Bir kişinin bu ayeti yerine getirebilmesi için, en öfkelendiği anda dahi öfkesini yenip, adil karar vermesi gerekmektedir. Karşısındaki kişi hiç sevmediği, hatta ahlakından dolayı kin duyduğu, birçok tavrıyla ve konuşmasıyla onu kızdıran biri olabilir. Ancak her kim olursa olsun, herkese karşı adaletli olmak Allah‘ın bir emridir. Ve her insan hayatı boyunca Allah‘ın bu emrine uymakla sorumludur.  

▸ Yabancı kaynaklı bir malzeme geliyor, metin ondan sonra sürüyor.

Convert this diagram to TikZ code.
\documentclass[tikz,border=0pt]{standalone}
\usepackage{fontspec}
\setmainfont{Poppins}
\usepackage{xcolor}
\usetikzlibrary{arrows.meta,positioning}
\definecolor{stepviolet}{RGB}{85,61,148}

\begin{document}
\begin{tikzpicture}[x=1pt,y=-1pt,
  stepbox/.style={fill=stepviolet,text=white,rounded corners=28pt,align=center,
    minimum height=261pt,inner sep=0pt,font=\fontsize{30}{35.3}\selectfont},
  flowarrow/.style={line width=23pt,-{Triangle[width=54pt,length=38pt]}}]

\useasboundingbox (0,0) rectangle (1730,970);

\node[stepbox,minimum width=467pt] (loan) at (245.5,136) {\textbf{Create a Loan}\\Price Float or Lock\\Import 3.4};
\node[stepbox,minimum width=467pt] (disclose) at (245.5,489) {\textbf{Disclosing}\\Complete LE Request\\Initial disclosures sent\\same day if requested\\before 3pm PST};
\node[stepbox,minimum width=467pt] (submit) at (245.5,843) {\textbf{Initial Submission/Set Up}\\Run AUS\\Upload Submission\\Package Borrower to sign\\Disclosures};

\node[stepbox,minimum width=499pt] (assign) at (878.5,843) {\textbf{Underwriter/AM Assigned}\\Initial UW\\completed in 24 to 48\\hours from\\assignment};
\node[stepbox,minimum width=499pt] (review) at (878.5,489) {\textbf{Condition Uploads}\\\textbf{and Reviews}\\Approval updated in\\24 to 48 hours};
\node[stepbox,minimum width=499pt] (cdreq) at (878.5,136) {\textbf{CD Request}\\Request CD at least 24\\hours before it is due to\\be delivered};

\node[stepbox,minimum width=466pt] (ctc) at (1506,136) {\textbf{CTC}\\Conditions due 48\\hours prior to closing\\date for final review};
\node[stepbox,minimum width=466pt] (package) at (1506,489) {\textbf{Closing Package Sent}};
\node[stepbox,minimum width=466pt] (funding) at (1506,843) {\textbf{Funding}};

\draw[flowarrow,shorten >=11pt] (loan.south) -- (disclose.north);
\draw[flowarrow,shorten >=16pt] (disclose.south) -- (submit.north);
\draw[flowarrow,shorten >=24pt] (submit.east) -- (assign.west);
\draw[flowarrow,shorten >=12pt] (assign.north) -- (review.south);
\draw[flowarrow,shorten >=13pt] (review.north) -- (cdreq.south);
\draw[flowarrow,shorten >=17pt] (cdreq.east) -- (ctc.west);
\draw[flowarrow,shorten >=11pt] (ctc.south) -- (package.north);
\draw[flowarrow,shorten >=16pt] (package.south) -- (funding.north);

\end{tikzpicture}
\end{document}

Söz konusu insanların üzerinde, gerçeğin farkında olmanın getirdiği bir dikkat vardır. Sıradan gibi görünen olaylarda dahi dünyaya yönelik değil, ahirete yönelik yorumlar yaparlar. Örneğin çok güzel ve şık giyinmiş bir arkadaşını gördüğünde, aklında hemen onun da bir gün öleceği, ahirette hesap vereceği gelir. Allah’ın, onu karşısına ahirette en güzel haliyle çıkarması için dua eder. Arkadaşını dünyaya bağlayacak konuşmalar yapmaktan şiddetle kaçınır. Aksine ona Allah’ı, cenneti ve cehennemi hatırlatır. Onun dünyada ve ahiretteki iyiliği ve rahatlığı için dua eder. Vicdanlı bir insan arkadaşını sevgisini, onun ahireti için bir çaba göstererek, onu kötülüklerden sakındırıp iyilikleri emrederek gösterir.